Shares of Adobe (NASDAQ:ADBE) rose 15.5% during the month of August, according to data from S&P Global Market Intelligence. The creative cloud software giant, home to Adobe Photoshop, Illustrator, Acrobat, and other digital marketing tools, rose along with the rest of the technology sector during a very strong August for the markets in general and tech in particular.
Adobe itself didn't report earnings, but seemed to move higher when other cloud software stocks showed strong results during the month.
Adobe's stock rose along with other leading technology software stocks, as relatively strong results from the sector have made investors bullish on these names to weather the COVID-19 pandemic -- or even thrive because of it. Adobe's stock had pulled back a bit in July after its third quarter guidance came in a tad soft, but regained momentum in August. Strong results from fellow cloud software peer Salesforce (NYSE:CRM) toward the end of the month seemed to propel Adobe higher by association after the period of consolidation.

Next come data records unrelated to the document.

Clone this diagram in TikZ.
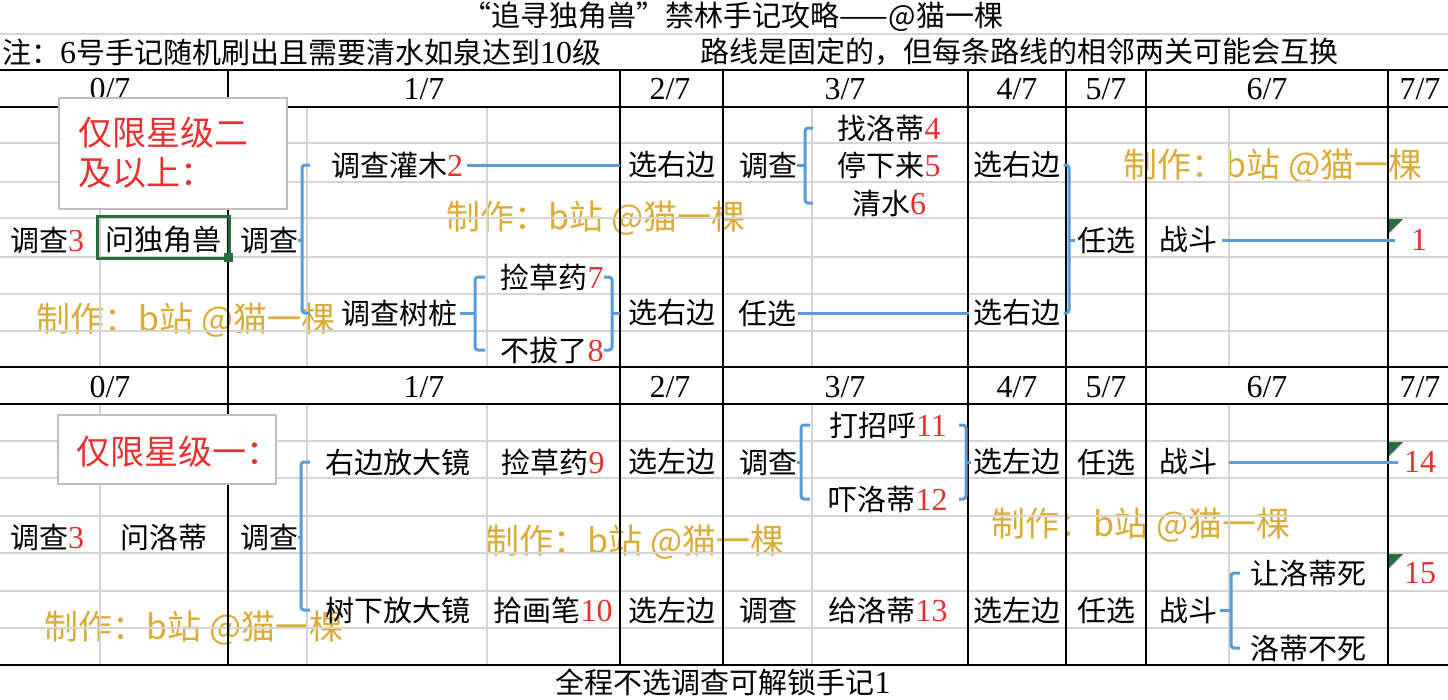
\documentclass[tikz,border=0pt]{standalone}
\usepackage{fontspec}
\setmainfont{Noto Sans CJK SC}
\newfontfamily\ser{Liberation Serif}
\usetikzlibrary{calc}
\definecolor{numred}{RGB}{232,48,48}
\definecolor{conblue}{RGB}{91,155,213}
\definecolor{gridgray}{RGB}{212,212,212}
\definecolor{boxgray}{RGB}{190,190,190}
\definecolor{wmgold}{RGB}{214,164,34}
\definecolor{selgreen}{RGB}{40,110,65}
\newcommand\fs{\fontsize{29}{32}\selectfont}
\newcommand\sfs{\fontsize{32}{34}\selectfont}
\newcommand\rn[1]{{\ser\sfs\color{numred}#1}}
\newcommand\sd[1]{{\ser\sfs #1}}
\begin{document}
\begin{tikzpicture}[x=1pt,y=-1pt,
  t/.style={font=\fs, inner sep=0pt},
  hd/.style={font=\ser\sfs, inner sep=0pt},
  wm/.style={font=\fontsize{34}{36}\selectfont, text=wmgold, inner sep=0pt, text opacity=0.9},
  conn/.style={draw=conblue, line width=3pt, rounded corners=3pt},
  gline/.style={draw=gridgray, line width=1.3pt},
  bline/.style={draw=black, line width=2pt},
  redbox/.style={draw=boxgray, fill=white, line width=1.5pt},
  redtxt/.style={font=\fontsize{34}{38}\selectfont, text=numred, inner sep=0pt}
]
\useasboundingbox (0,0) rectangle (1448,699);
\fill[white] (0,0) rectangle (1448,699);

% watermarks
\node[wm] (w1) at (596,218) {制作：b站 @猫一棵};
\node[wm] (w2) at (186,320) {制作：b站 @猫一棵};
\node[wm] (w3) at (1273,166) {制作：b站 @猫一棵};
\node[wm] (w4) at (635,542) {制作：b站 @猫一棵};
\node[wm] (w5) at (1141,525) {制作：b站 @猫一棵};
\node[wm] (w6) at (194,628) {制作：b站 @猫一棵};

% grid
\draw[gline] (0,34) -- (1448,34);
\foreach \y in {143,182,218,257,294,331,441,478,516,553,591,628}
  \draw[gline] (0,\y) -- (1448,\y);
\foreach \x in {100,307,487,812,1229} {
  \draw[gline] (\x,107) -- (\x,367);
  \draw[gline] (\x,404) -- (\x,665);
}
\foreach \y in {70,107,367,404,665}
  \draw[bline] (0,\y) -- (1448,\y);
\foreach \x in {228,620,723,968,1066,1146,1388}
  \draw[bline] (\x,70) -- (\x,665);

% title and notes
\node[t] (title) at (733,17) {“追寻独角兽”禁林手记攻略——@猫一棵};
\node[t,anchor=west] (note1) at (2,52) {注：\sd{6}号手记随机刷出且需要清水如泉达到\sd{10}级};
\node[t,anchor=west] (note2) at (700,52) {路线是固定的，但每条路线的相邻两关可能会互换};
\node[t] (foot) at (723,682) {全程不选调查可解锁手记\sd{1}};

% headers
\foreach \n/\x/\l in {0/110/0,1/424/1,2/670/2,3/845/3,4/1017/4,5/1106/5,6/1267/6,7/1420/7} {
  \node[hd] (h\n) at (\x,89) {\l/7};
  \node[hd] (g\n) at (\x,387) {\l/7};
}

% top section
\node[t] (a0) at (47,240) {调查\rn{3}};
\node[t] (a1) at (163,240) {问独角兽};
\node[t] (a2) at (269,240) {调查};
\node[t] (a3) at (397,165) {调查灌木\rn{2}};
\node[t] (a4) at (399,313) {调查树桩};
\node[t] (a5) at (552,277) {捡草药\rn{7}};
\node[t] (a6) at (552,350) {不拔了\rn{8}};
\node[t] (a7) at (672,165) {选右边};
\node[t] (a8) at (672,313) {选右边};
\node[t] (a9) at (768,165) {调查};
\node[t] (a10) at (889,128) {找洛蒂\rn{4}};
\node[t] (a11) at (889,165) {停下来\rn{5}};
\node[t] (a12) at (889,203) {清水\rn{6}};
\node[t] (a13) at (767,313) {任选};
\node[t] (a14) at (1017,165) {选右边};
\node[t] (a15) at (1017,313) {选右边};
\node[t] (a16) at (1106,240) {任选};
\node[t] (a17) at (1188,240) {战斗};
\node[t] (a18) at (1419,240) {\rn{1}};

% bottom section
\node[t] (b0) at (47,537) {调查\rn{3}};
\node[t] (b1) at (164,537) {问洛蒂};
\node[t] (b2) at (269,537) {调查};
\node[t] (b3) at (398,462) {右边放大镜};
\node[t] (b4) at (553,462) {捡草药\rn{9}};
\node[t] (b5) at (398,610) {树下放大镜};
\node[t] (b6) at (553,610) {拾画笔\rn{10}};
\node[t] (b7) at (672,462) {选左边};
\node[t] (b8) at (672,610) {选左边};
\node[t] (b9) at (768,462) {调查};
\node[t] (b10) at (768,610) {调查};
\node[t] (b11) at (888,425) {打招呼\rn{11}};
\node[t] (b12) at (888,499) {吓洛蒂\rn{12}};
\node[t] (b13) at (888,610) {给洛蒂\rn{13}};
\node[t] (b14) at (1017,462) {选左边};
\node[t] (b15) at (1017,610) {选左边};
\node[t] (b16) at (1106,462) {任选};
\node[t] (b17) at (1106,610) {任选};
\node[t] (b18) at (1188,462) {战斗};
\node[t] (b19) at (1188,610) {战斗};
\node[t] (b20) at (1420,462) {\rn{14}};
\node[t] (b21) at (1308,573) {让洛蒂死};
\node[t] (b22) at (1308,648) {洛蒂不死};
\node[t] (b23) at (1420,573) {\rn{15}};

% bracket x positions
\coordinate (k1) at (302,0);
\coordinate (k2) at (475,0);
\coordinate (k3) at (612,0);
\coordinate (k4) at (805,0);
\coordinate (k5) at (1069,0);
\coordinate (m1) at (301,0);
\coordinate (m2) at (801,0);
\coordinate (m3) at (966,0);
\coordinate (m4) at (1231,0);

% top connectors
\draw[conn] ([xshift=8pt]k1 |- a3) -- (k1 |- a3) -- (k1 |- a4) -- ([xshift=8pt]k1 |- a4);
\draw[conn] (a2.east) -- (k1 |- a2);
\draw[conn] ([xshift=4pt]a3.east) -- ([xshift=-8pt]a7.west);
\draw[conn] ([xshift=10pt]k2 |- a5) -- (k2 |- a5) -- (k2 |- a6) -- ([xshift=10pt]k2 |- a6);
\draw[conn] ([xshift=3pt]a4.east) -- (k2 |- a4);
\draw[conn] ([xshift=-8pt]k3 |- a5) -- (k3 |- a5) -- (k3 |- a6) -- ([xshift=-8pt]k3 |- a6);
\draw[conn] (k3 |- a8) -- ([xshift=-8pt]a8.west);
\draw[conn] ([xshift=8pt]k4 |- a10) -- (k4 |- a10) -- (k4 |- a12) -- ([xshift=8pt]k4 |- a12);
\draw[conn] (a9.east) -- (k4 |- a9);
\draw[conn] ([xshift=2pt]a13.east) -- ([xshift=-4pt]a15.west);
\draw[conn] ([xshift=3pt]a14.east) -- (k5 |- a14) -- (k5 |- a15) -- ([xshift=3pt]a15.east);
\draw[conn] (k5 |- a16) -- ([xshift=-2pt]a16.west);
\draw[conn] ([xshift=5pt]a17.east) -- ([xshift=-16pt]a18.west);

% bottom connectors
\draw[conn] ([xshift=9pt]m1 |- b3) -- (m1 |- b3) -- (m1 |- b5) -- ([xshift=9pt]m1 |- b5);
\draw[conn] (b2.east) -- (m1 |- b2);
\draw[conn] ([xshift=9pt]m2 |- b11) -- (m2 |- b11) -- (m2 |- b12) -- ([xshift=9pt]m2 |- b12);
\draw[conn] (b9.east) -- (m2 |- b9);
\draw[conn] ([xshift=-7pt]m3 |- b11) -- (m3 |- b11) -- (m3 |- b12) -- ([xshift=-7pt]m3 |- b12);
\draw[conn] (m3 |- b14) -- ([xshift=-2pt]b14.west);
\draw[conn] ([xshift=12pt]b18.east) -- ([xshift=-6pt]b20.west);
\draw[conn] ([xshift=9pt]m4 |- b21) -- (m4 |- b21) -- (m4 |- b22) -- ([xshift=9pt]m4 |- b22);
\draw[conn] ([xshift=3pt]b19.east) -- (m4 |- b19);

% selection box and indicators
\draw[selgreen, line width=3pt] (97,216) rectangle (229,258);
\fill[selgreen] (224,253) rectangle (233,262);
\fill[selgreen] (1389,219) -- (1403,219) -- (1389,233) -- cycle;
\fill[selgreen] (1389,442) -- (1403,442) -- (1389,456) -- cycle;
\fill[selgreen] (1389,554) -- (1403,554) -- (1389,568) -- cycle;

% star-level boxes
\draw[redbox] (59,98) rectangle (287,209);
\node[redtxt, anchor=west] (r1) at (78,133) {仅限星级二};
\node[redtxt, anchor=west] (r2) at (78,173) {及以上：};
\draw[redbox] (58,415) rectangle (276,484);
\node[redtxt, anchor=west] (r3) at (76,452) {仅限星级一：};
\end{tikzpicture}
\end{document}
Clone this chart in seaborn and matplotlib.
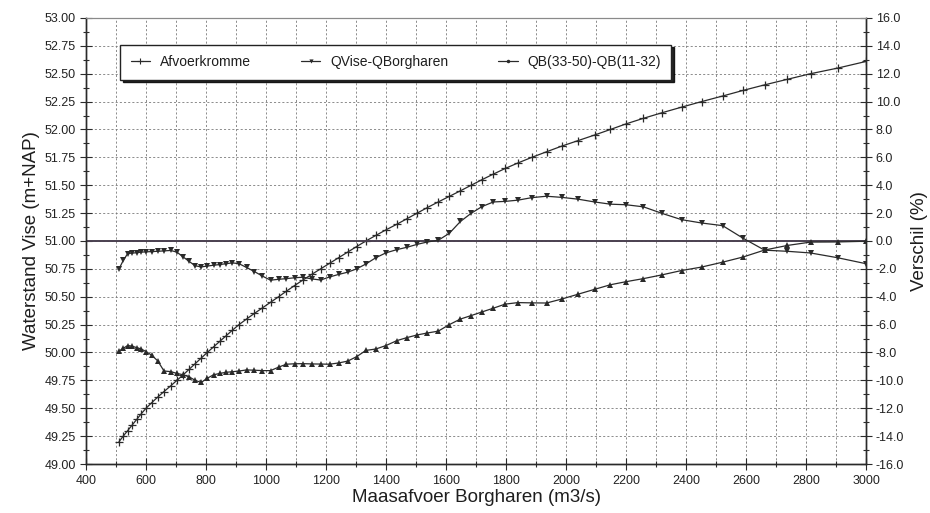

Just as Adobe has drifted up with the technology sector at the end of August, it was hit hard last week in the rapid technology sell-off.
Even after the sell-off, Adobe trades at a sky-high 67 times trailing earnings and about 46 times forward earnings, which still makes it very expensive. However, the company's recurring revenue model, operating leverage (in which income increases more than revenue), and the current low interest rate environment have continued to push Adobe's stock higher.
I'm not going to say that Adobe is too expensive to buy, as it's a high-quality large cap tech stock with a substantial moat in its core graphics software business. However, I also wouldn't be surprised if it had a bigger pullback. If it does, Adobe still appears to be a safe stock to buy and hold for the long-term, so risk-off investors may wish to keep it on their watch lists in case a pre-election pullback does in fact happen.